The broadcaster’s growing profit and cash flow spurred News Corp. to make a bid for the rest of the company in June, as it aims to generate more money from subscription-driven businesses.
Culture Secretary Jeremy Hunt yesterday delayed the referral to give News Corp. time to offer remedies suggested by industry regulator Ofcom. He said he would start a formal 15-day consultation if News Corp. offered undertakings to “prevent or otherwise mitigate the merger from having effects adverse to the public interest and which I propose to accept.”
News Corp. said yesterday the review was “seriously flawed” and it reserves the right of legal challenge. A spokeswoman declined to comment on any potential remedies.
A review by antitrust regulators at the Competition Commission could delay the proposed deal by at least six months, making the transaction more expensive as BSkyB’s profit rises.
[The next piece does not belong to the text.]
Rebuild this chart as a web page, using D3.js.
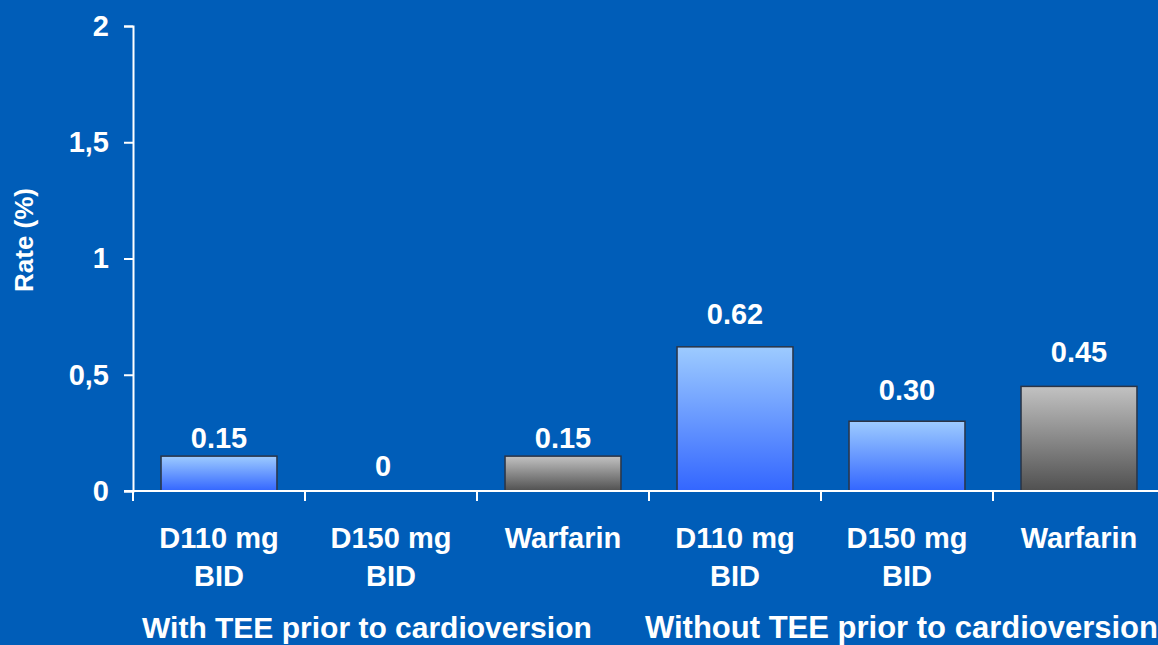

News Corp. offered 700 pence a share for BSkyB in June. The stock closed at 752p yesterday, 6.9 percent more than the bid and valuing the company at 13.1 billion pounds.
“News Corp. would like to get this thing in the bag as quickly as possible,” said Nick Bell, an analyst at Jefferies International in London. “As Sky continues to execute so well, it will lead to a higher share price.”
In its report, Ofcom said three broad categories of potential remedies had been identified: editorial independence for BSkyB’s Sky News, divestment of some news media assets, with the third being a blockage of the proposed acquisition on public interest grounds.
“There are clear challenges to News Corp. and BSkyB in finding suitable remedies to address concerns at this stage,” Gustaf Duhs, a competition lawyer at Stevens & Bolton LLP, said in an interview.
Hunt, a Conservative party member, took over the review from Business Secretary Vince Cable, a Liberal Democrat, who was removed from the probe after he was quoted as saying he had “declared war” on Murdoch. The Sun backed the Conservatives in the U.K.’s general election in May.
Hunt’s review process is “unprecedented,” according to a group of rival media companies, including owners of the Guardian, Daily Mail and Telegraph newspapers. The proposed takeover “affects the entire media industry and all interested parties must be able to participate fully,” the group said.
News Corp. may be ready to consider the separation of Sky News as an option to get government approval, a person familiar with the matter said earlier this month, declining to be identified because the process is confidential. The person said that News Corp. would be unwilling to offer concessions beyond spinning off Sky News.
News Corp. may need to hurry to offer any behavioral remedies, such as promising not to bundle newspaper discounts with Sky TV subscriptions, while Hunt still controls the review, Stevens & Bolton’s Duhs, said. Such guarantees require continuous monitoring and aren’t popular with antitrust regulators, he said.
The delay “buys Jeremy Hunt more time,” Duhs said. “It puts pressure on News Corp. to come up with undertakings that Hunt is capable of accepting.”